The new play comes from the team behind The Jungle
The Royal Shakespeare Company (RSC) and Good Chance have unveiled the full casting for the world premiere of Kyoto, based on the historic 1997 Kyoto climate summit.
Premiering in the Swan Theatre from 18 June to 13 July 2024, the political thriller reunites the creative team behind the multi award-winning hit The Jungle which began life in the refugee camps of Calais in 2015 and became a sell-out hit in the UK and internationally.
Written by Good Chance co-founders Joe Murphy and Joe Robertson and directed by Stephen Daldry (Stranger Things: The First Shadow, The Inheritance) and Justin Martin (Stranger Things: The First Shadow, Prima Facie), Kyoto recounts a tense negotiation which led up to the historic signing of the UN’s landmark climate conference in December 1997.
Making his RSC debut in the role of American oil lobbyist and master strategist is Tony award-nominated actor Stephen Kunken (Enron, Frost/Nixon), joined by Jenna Augen (Shirley Pearlman), Jorge Bosch (Argentinian ambassador Raul Estrada Oyuela), Vincent Franklin (Fred Singer), Dale Rapley (Bert Bolin) and Olivia Barrowclough (Secretariat).
Completing the cast are Andrea Gatchalian as Kiribati / AOSIS, Raad Rawi as Mohammad Al Sabban / OPEC, Kwong Loke as Professor Shukong Zhong / China, Nancy Crane as USA/Wirth/Eisenstat, Ingrid Oliver as Angela Merkel / Germany, Jude Akuwudike as Professor Mark Mwandosya / Tanzania, Ferdy Roberts as UK/Prescott/Houghton and Togo Igawa as Hiroshi Ohki / Japan.
RSC’s co-artistic directors, Daniel Evans and Tamara Harvey, said today: “In building our inaugural season at the RSC, we set ourselves the challenge of reaching across borders, to seek out the most exciting writers, directors and actors of our times and asking them which stories they feel a passionate need to tell. To be working with Good Chance and their long-term collaborators Stephen Daldry and Justin Martin on this powerful and urgent new play is a particularly thrilling example; one which speaks directly to how the RSC can be in conversation with the world.”
Murphy and Robertson explained: “Good Chance began nine years ago in the Calais Jungle refugee camp, where thousands of people from dozens of countries lived side by side. Together with camp residents we built a theatre, and for eight months made art of all kinds and cultures.

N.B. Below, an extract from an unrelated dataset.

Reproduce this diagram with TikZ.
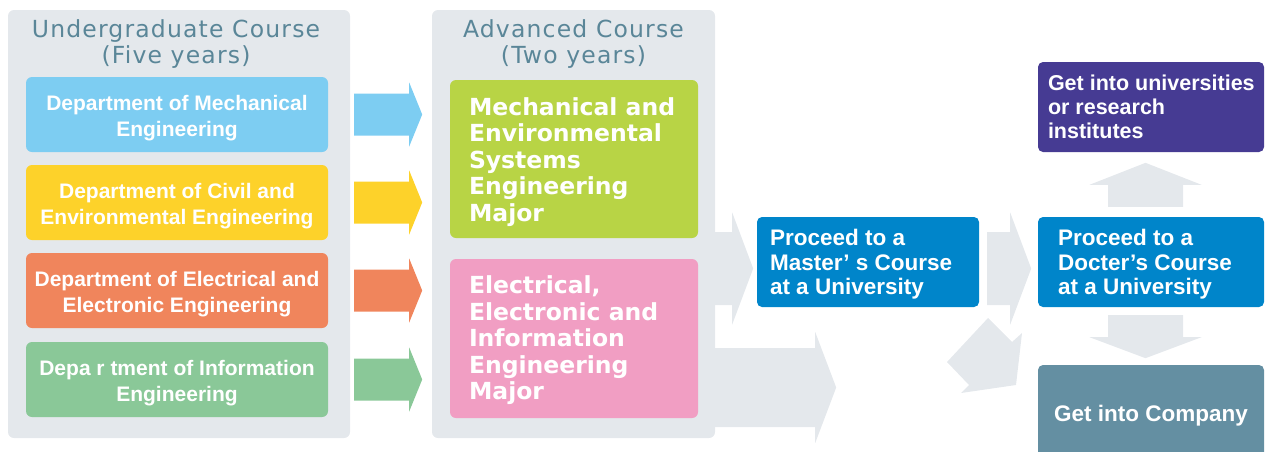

Since then, we have created work that celebrates and interrogates our differences and our common human experience, always asking – how can we live together?
“Kyoto is a play about how to agree, in a world awash with disagreement. In many ways, the Kyoto Protocol should never have happened. How could 176 countries find consensus on a subject as complex and important as climate change, especially as powerful forces worked to undermine the process at every stage? And yet, against all the odds, they did. We’re thrilled and honoured to be creating Kyoto with the RSC as part of Daniel and Tamara’s first season.”
The full creative team includes Miriam Buether (set designer), Natalie Pryce (costume designer) Aideen Malone (lighting designer), Christopher Reid (sound designer), Akhila Krishnan (video designer), Gemma Stockwood (dramaturg) and Julia Horan CDG (casting director).